Die neue Stilrichtung erfasste auch das Friedhofswesen. So gilt zum
Beispiel als erstes neugotisches Kunstwerk auf einem bayerischen Friedhof das
von Friedrich von Gärtner geschaffene und am
1. November 1831 enthüllte Denkmal am Massengrab der Sendlinger Mordweihnacht auf dem Alten Südlichen Friedhof in München.[2]
Im Zweiten Weltkrieg waren neugotische Bauten
besonders im deutschen Sprachraum massiven Zerstörungen ausgesetzt. Fast alle
bedeutenden neugotischen Kathedralen blieben jedoch vom Zusammensturz
verschont, auch wenn die Dachstühle vielerorts ausbrannten. Eine Ausnahme
bildet hier die Nikolaikirche in Hamburg,
deren Schiffe nach den verheerenden Bombenangriffen der „Operation Gomorrha“ im Sommer 1943 zwar noch
standen, deren Ruine aber 1951 trotz Bürgerprotesten abgebrochen wurde. Nur der
Turm ragt heute noch 147 Meter hoch aus dem Häusermeer (das Ulmer Münster
ist nur 14 Meter höher).
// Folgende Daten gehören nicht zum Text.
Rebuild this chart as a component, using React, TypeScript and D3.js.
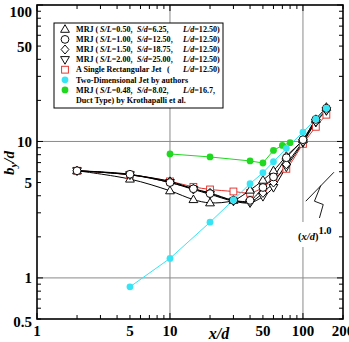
import * as d3 from "d3"

// x/d stations
const xMRJ = [2, 5, 10, 15, 20, 30, 40, 50, 60, 75, 100, 125, 150]
const ySL050 = [6.1, 5.3, 4.35, 3.75, 3.55, 3.7, 4.4, 5.2, 6.1, 7.8, 10.3, 14.5, 17.8]
const ySL100 = [6.1, 5.75, 5.0, 4.5, 4.15, 3.7, 3.7, 4.6, 5.5, 7.6, 10.3, 14.5, 17.5]
const ySL150 = [6.1, 5.7, 5.1, 4.5, 4.2, 3.7, 3.6, 4.2, 5.0, 6.8, 10.0, 14.0, 17.0]
const ySL200 = [6.1, 5.7, 5.0, 4.45, 4.1, 3.65, 3.55, 3.95, 4.6, 6.5, 9.8, 13.8, 16.8]
const ySingle = [6.1, 5.7, 5.1, 4.65, 4.45, 4.3, 4.2, 4.6, 5.35, 6.3, 9.6, 12.8, 15.7]

const xTwoD = [5, 10, 20, 30, 40, 50, 60, 75, 100, 125, 150]
const yTwoD = [0.86, 1.39, 2.56, 3.73, 4.9, 5.9, 7.1, 8.9, 11.7, 14.6, 17.5]

const xKroth = [10, 20, 40, 50, 60, 70, 80]
const yKroth = [8.1, 7.7, 7.2, 6.95, 8.6, 9.35, 9.8]

const xTickLabels = [1, 5, 10, 50, 100, 200]
const yTickLabels = [0.5, 1, 5, 10, 50, 100]
const xGrid = [10, 100]
const yGrid = [1, 10]

// slope indicator (x/d)^1.0, in data units
const slopeLine: [number, number][] = [[105, 3.65], [171, 5.95]]
const slopeZig: [number, number][] = [[136, 4.75], [122, 3.65], [142, 3.45], [133, 2.75]]

const W = 349
const H = 342
const FONT = "'Liberation Serif', 'Times New Roman', serif"

const x = d3.scaleLog().domain([1, 200]).range([37, 343])
const y = d3.scaleLog().domain([0.5, 100]).range([319, 5])

type Shape = "tri" | "circ" | "diam" | "itri" | "sq" | "dot"

function Marker({ cx, cy, shape, color }: { cx: number; cy: number; shape: Shape; color?: string }) {
  const sw = 0.95
  if (shape === "circ") return <circle cx={cx} cy={cy} r={3.9} fill="white" stroke="black" strokeWidth={sw} />
  if (shape === "dot") return <circle cx={cx} cy={cy} r={3.4} fill={color} stroke="none" />
  if (shape === "sq")
    return <rect x={cx - 3.4} y={cy - 3.4} width={6.8} height={6.8} fill="white" stroke={color} strokeWidth={sw} />
  let p = ""
  if (shape === "tri") p = `M${cx},${cy - 4.6}L${cx + 4.4},${cy + 3}L${cx - 4.4},${cy + 3}Z`
  if (shape === "itri") p = `M${cx},${cy + 4.6}L${cx + 4.4},${cy - 3}L${cx - 4.4},${cy - 3}Z`
  if (shape === "diam") p = `M${cx},${cy - 4.5}L${cx + 3.9},${cy}L${cx},${cy + 4.5}L${cx - 3.9},${cy}Z`
  return <path d={p} fill="white" stroke="black" strokeWidth={sw} />
}

const smooth = d3
  .line<[number, number]>()
  .x((d) => x(d[0]))
  .y((d) => y(d[1]))
  .curve(d3.curveCatmullRom)
const straight = d3
  .line<[number, number]>()
  .x((d) => x(d[0]))
  .y((d) => y(d[1]))

const zip = (a: number[], b: number[]) => a.map((v, i) => [v, b[i]] as [number, number])

const series = [
  { xs: xMRJ, ys: ySingle, shape: "sq" as Shape, color: "#e0302a", line: smooth },
  { xs: xMRJ, ys: ySL050, shape: "tri" as Shape, color: "black", line: smooth },
  { xs: xMRJ, ys: ySL200, shape: "itri" as Shape, color: "black", line: smooth },
  { xs: xMRJ, ys: ySL150, shape: "diam" as Shape, color: "black", line: smooth },
  { xs: xMRJ, ys: ySL100, shape: "circ" as Shape, color: "black", line: smooth },
  { xs: xKroth, ys: yKroth, shape: "dot" as Shape, color: "#1fd81f", line: straight },
  { xs: xTwoD, ys: yTwoD, shape: "dot" as Shape, color: "#38e4f4", line: straight },
]

const legendShapes: [Shape, string][] = [
  ["tri", "black"],
  ["circ", "black"],
  ["diam", "black"],
  ["itri", "black"],
  ["sq", "#e0302a"],
  ["dot", "#38e4f4"],
  ["dot", "#1fd81f"],
]

export default function App() {
  const xTicks = x.ticks()
  const yTicks = y.ticks()
  const [x0, x1] = x.range()
  const [y0, y1] = y.range()

  const legendX = 54
  const legendY = 23
  const rowH = 10.1
  const symX = 65
  const txtX = 76
  const fs = 8.1

  const mrjRow = (sl: string, sd: string, ld: string, i: number) => (
    <text key={"t" + i} y={legendY + 9 + i * rowH} fontSize={fs} fontWeight="bold" fontFamily={FONT}>
      <tspan x={txtX}>MRJ (</tspan>
      <tspan x={txtX + 24} fontStyle="italic">S/L</tspan>
      <tspan>{"=" + sl + ","}</tspan>
      <tspan x={txtX + 61} fontStyle="italic">S/d</tspan>
      <tspan>{"=" + sd + ","}</tspan>
      <tspan x={txtX + 107} fontStyle="italic">L/d</tspan>
      <tspan>{"=" + ld}</tspan>
    </text>
  )

  const yLabelBase = (v: number) => (v === 100 ? y(v) + 12 : v === 0.5 ? y(v) + 8 : y(v) + 5.5)

  return (
    <svg width={W} height={H} style={{ position: "absolute", left: 0, top: 0, background: "white" }}>
      {/* grid */}
      {xGrid.map((v) => (
        <line key={"gx" + v} x1={x(v)} x2={x(v)} y1={y0} y2={y1} stroke="#8a8a8a" strokeWidth={1} />
      ))}
      {yGrid.map((v) => (
        <line key={"gy" + v} x1={x0} x2={x1} y1={y(v)} y2={y(v)} stroke="#8a8a8a" strokeWidth={1} />
      ))}

      {/* ticks, inward on all sides */}
      {xTicks.map((v) => {
        const len = [1, 10, 100].includes(v) ? 6 : 4
        return (
          <g key={"xt" + v} stroke="black" strokeWidth={1}>
            <line x1={x(v)} x2={x(v)} y1={y0} y2={y0 - len} />
            <line x1={x(v)} x2={x(v)} y1={y1} y2={y1 + len} />
          </g>
        )
      })}
      {yTicks.map((v) => {
        const len = [1, 10, 100].includes(v) ? 6 : 4
        return (
          <g key={"yt" + v} stroke="black" strokeWidth={1}>
            <line x1={x0} x2={x0 + len} y1={y(v)} y2={y(v)} />
            <line x1={x1} x2={x1 - len} y1={y(v)} y2={y(v)} />
          </g>
        )
      })}

      {/* slope indicator */}
      <path d={straight(slopeLine) ?? ""} fill="none" stroke="black" strokeWidth={0.9} />
      <path d={straight(slopeZig) ?? ""} fill="none" stroke="black" strokeWidth={0.9} />
      <rect x={296} y={222} width={40} height={25} fill="white" />
      <text x={298} y={240} fontSize={10.5} fontWeight="bold" fontFamily={FONT}>
        (<tspan fontStyle="italic">x/d</tspan>)
        <tspan dy={-6} fontSize={10.5}>1.0</tspan>
      </text>

      {/* series */}
      {series.map((s, i) => (
        <path
          key={"l" + i}
          d={s.line(zip(s.xs, s.ys)) ?? ""}
          fill="none"
          stroke={s.color}
          strokeWidth={1}
        />
      ))}
      {series.map((s, i) =>
        s.xs.map((xv, j) => (
          <Marker key={"m" + i + "-" + j} cx={x(xv)} cy={y(s.ys[j])} shape={s.shape} color={s.color} />
        )),
      )}

      {/* frame */}
      <rect x={x0} y={y1} width={x1 - x0} height={y0 - y1} fill="none" stroke="black" strokeWidth={1.6} />

      {/* tick labels */}
      {xTickLabels.map((v) => (
        <text
          key={"xl" + v}
          x={x(v)}
          y={336}
          textAnchor="middle"
          fontSize={15}
          fontWeight="bold"
          fontFamily={FONT}
        >
          {v}
        </text>
      ))}
      {yTickLabels.map((v) => (
        <text
          key={"yl" + v}
          x={32}
          y={yLabelBase(v)}
          textAnchor="end"
          fontSize={15}
          fontWeight="bold"
          fontFamily={FONT}
        >
          {v}
        </text>
      ))}

      {/* axis titles */}
      <text x={219} y={339} textAnchor="middle" fontSize={16} fontWeight="bold" fontStyle="italic" fontFamily={FONT}>
        x/d
      </text>
      <text
        transform="translate(14,163) rotate(-90)"
        textAnchor="middle"
        fontSize={15}
        fontWeight="bold"
        fontStyle="italic"
        fontFamily={FONT}
      >
        b<tspan fontSize={11} dy={3}>y</tspan>
        <tspan dy={-3}>/d</tspan>
      </text>

      {/* legend */}
      <rect x={legendX} y={legendY} width={169} height={85} fill="white" stroke="black" strokeWidth={1} />
      {legendShapes.map(([sh, c], i) => (
        <Marker key={"lg" + i} cx={symX} cy={legendY + 6.3 + i * rowH} shape={sh} color={c} />
      ))}
      {mrjRow("0.50", "6.25", "12.50)", 0)}
      {mrjRow("1.00", "12.50", "12.50)", 1)}
      {mrjRow("1.50", "18.75", "12.50)", 2)}
      {mrjRow("2.00", "25.00", "12.50)", 3)}
      <text y={legendY + 9 + 4 * rowH} fontSize={fs} fontWeight="bold" fontFamily={FONT}>
        <tspan x={txtX}>A Single Rectangular Jet</tspan>
        <tspan x={txtX + 91}>(</tspan>
        <tspan x={txtX + 107} fontStyle="italic">L/d</tspan>
        <tspan>=12.50)</tspan>
      </text>
      <text x={txtX} y={legendY + 9 + 5 * rowH} fontSize={fs} fontWeight="bold" fontFamily={FONT}>
        Two-Dimensional Jet by authors
      </text>
      <text y={legendY + 9 + 6 * rowH} fontSize={fs} fontWeight="bold" fontFamily={FONT}>
        <tspan x={txtX}>MRJ (</tspan>
        <tspan x={txtX + 24} fontStyle="italic">S/L</tspan>
        <tspan>=0.48,</tspan>
        <tspan x={txtX + 61} fontStyle="italic">S/d</tspan>
        <tspan>=8.02,</tspan>
        <tspan x={txtX + 107} fontStyle="italic">L/d</tspan>
        <tspan>=16.7,</tspan>
      </text>
      <text x={txtX} y={legendY + 9 + 7 * rowH} fontSize={fs} fontWeight="bold" fontFamily={FONT}>
        Duct Type) by Krothapalli et al.
      </text>
    </svg>
  )
}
Er lässt die Größe der zerstörten Kirche erahnen, die
sicherlich als eine der größten und prächtigsten gelten kann, die allein im
Stil der Neugotik (ohne Teilstücke aus dem Mittelalter) erbaut worden sind.
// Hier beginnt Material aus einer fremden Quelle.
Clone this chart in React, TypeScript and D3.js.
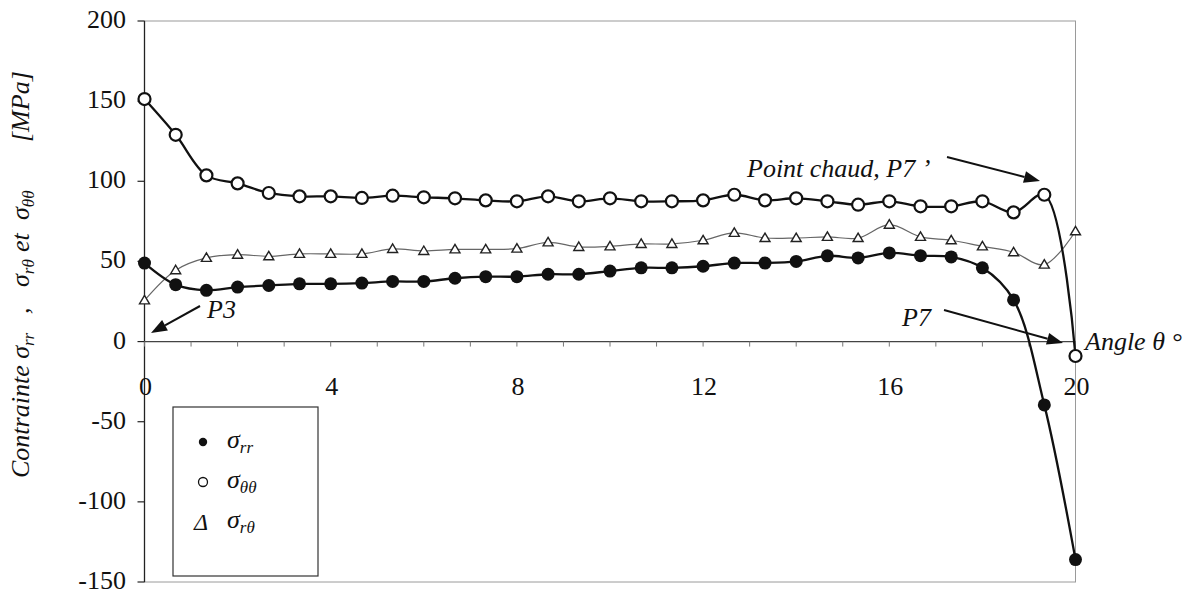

Die Begeisterung für gotische Formen ließ im stark nationalistisch
geprägten Deutschland des zweiten Kaiserreiches wieder nach, nachdem immer
offensichtlicher wurde dass die Gotik nicht ein typisch deutscher Stil ist,
sondern historisch aus Frankreich stammt. Den gesuchten, typisch deutschen Stil
glaubte man in der Romanik gefunden zu haben, worauf sich der Schwerpunkt auf
romanische Formen verlagerte und die Neuromanik
ihre Blüte erlebte. Gegen Ende des 19. Jahrhunderts gab es in Nürnberg
als lokale Besonderheit eine besondere Ausprägung der Neugotik, den Nürnberger
Stil, der an die hoch- und spätgotische Bautradition der Stadt
anzuknüpfen versuchte. Zu den letzten Beispielen in Deutschland gehört die 1906
geweihte Paulskirche in München
von Georg von Hauberrisser. Auch die
Martinus-Kirche in Olpe
(geweiht 1909) ist im neugotischen Stil erbaut.